**What you will do**
Your output is the lines from the first one to the one containing "s.set_visible(False)", repeated exactly, with images left out.

### Data lines ###

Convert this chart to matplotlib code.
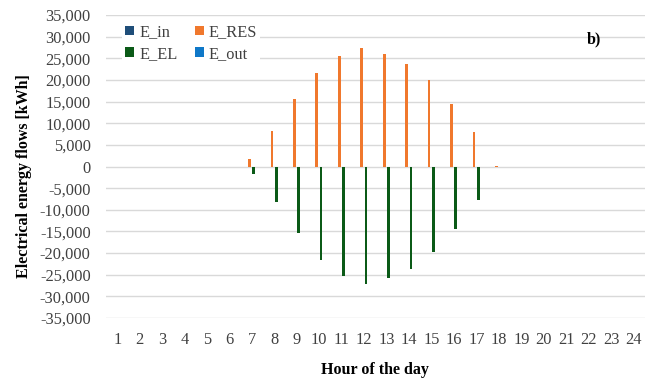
import numpy as np
import matplotlib.pyplot as plt
from matplotlib.ticker import FuncFormatter

plt.rcParams['font.family'] = ['Liberation Serif', 'DejaVu Serif']

hours = list(range(1, 25))
e_in = [0] * 24
e_res = [0, 0, 0, 0, 0, 0, 1700, 8200, 15600, 21700, 25600, 27300,
         25900, 23600, 20000, 14400, 7900, 200, 0, 0, 0, 0, 0, 0]
e_el = [0, 0, 0, 0, 0, 0, -1700, -8200, -15400, -21500, -25400, -27100,
        -25800, -23600, -19800, -14400, -7700, 0, 0, 0, 0, 0, 0, 0]
e_out = [0] * 24

series = [('E_in', e_in, '#1f4e79'), ('E_RES', e_res, '#f0782d'),
          ('E_EL', e_el, '#0b5a17'), ('E_out', e_out, '#0f78c8')]

fig = plt.figure(figsize=(6.56, 3.82), dpi=100)
ax = fig.add_axes([0.1616, 0.1675, 0.8214, 0.7932])

x = np.arange(len(hours))
offsets = [-0.3, -0.11, 0.08, 0.27]
bars = []
for (name, vals, col), off in zip(series, offsets):
    b = ax.bar(x + off, vals, width=0.12, color=col, label=name, zorder=3, lw=0)
    bars.append(b)

ax.set_xlim(-0.5, 23.5)
ax.set_ylim(-35000, 35000)
ax.set_yticks(np.arange(-35000, 35001, 5000))
ax.yaxis.set_major_formatter(FuncFormatter(lambda v, p: f'{int(v):,}'))
ax.set_xticks(x)
ax.set_xticklabels([str(h) for h in hours])
ax.tick_params(axis='both', length=0, labelsize=11.8, colors='#404040')
ax.tick_params(axis='x', pad=10)
ax.tick_params(axis='y', pad=11)
ax.grid(axis='y', color='#d9d9d9', lw=1, zorder=0)
for s in ax.spines.values():
    s.set_visible(False)

ax.set_ylabel('Electrical energy flows [kWh]', fontsize=11.5, fontweight='bold')
ax.yaxis.set_label_coords(-0.138, 0.47)
ax.set_xlabel('Hour of the day', fontsize=11.5, fontweight='bold', labelpad=10)

# row-wise order: E_in, E_RES / E_EL, E_out
order = [0, 2, 1, 3]
leg = ax.legend([bars[i] for i in order], [series[i][0] for i in order],
                ncol=2, loc='upper left', bbox_to_anchor=(0.03, 0.98), frameon=True,
                framealpha=1, edgecolor='none', fontsize=11.8, handlelength=0.55,
                handleheight=0.55, handletextpad=0.3, columnspacing=1.05,
                labelspacing=0.35, borderpad=0.2, borderaxespad=0)
for t in leg.get_texts():
    t.set_color('#404040')

ax.text(0.892, 0.905, 'b)', transform=ax.transAxes, fontsize=11.5, fontweight='bold')

plt.savefig('out.png', dpi=100)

###

**Response for this exercise**
Convert this chart to matplotlib code.
import numpy as np
import matplotlib.pyplot as plt
from matplotlib.ticker import FuncFormatter

plt.rcParams['font.family'] = ['Liberation Serif', 'DejaVu Serif']

hours = list(range(1, 25))
e_in = [0] * 24
e_res = [0, 0, 0, 0, 0, 0, 1700, 8200, 15600, 21700, 25600, 27300,
         25900, 23600, 20000, 14400, 7900, 200, 0, 0, 0, 0, 0, 0]
e_el = [0, 0, 0, 0, 0, 0, -1700, -8200, -15400, -21500, -25400, -27100,
        -25800, -23600, -19800, -14400, -7700, 0, 0, 0, 0, 0, 0, 0]
e_out = [0] * 24

series = [('E_in', e_in, '#1f4e79'), ('E_RES', e_res, '#f0782d'),
          ('E_EL', e_el, '#0b5a17'), ('E_out', e_out, '#0f78c8')]

fig = plt.figure(figsize=(6.56, 3.82), dpi=100)
ax = fig.add_axes([0.1616, 0.1675, 0.8214, 0.7932])

x = np.arange(len(hours))
offsets = [-0.3, -0.11, 0.08, 0.27]
bars = []
for (name, vals, col), off in zip(series, offsets):
    b = ax.bar(x + off, vals, width=0.12, color=col, label=name, zorder=3, lw=0)
    bars.append(b)

ax.set_xlim(-0.5, 23.5)
ax.set_ylim(-35000, 35000)
ax.set_yticks(np.arange(-35000, 35001, 5000))
ax.yaxis.set_major_formatter(FuncFormatter(lambda v, p: f'{int(v):,}'))
ax.set_xticks(x)
ax.set_xticklabels([str(h) for h in hours])
ax.tick_params(axis='both', length=0, labelsize=11.8, colors='#404040')
ax.tick_params(axis='x', pad=10)
ax.tick_params(axis='y', pad=11)
ax.grid(axis='y', color='#d9d9d9', lw=1, zorder=0)
for s in ax.spines.values():
    s.set_visible(False)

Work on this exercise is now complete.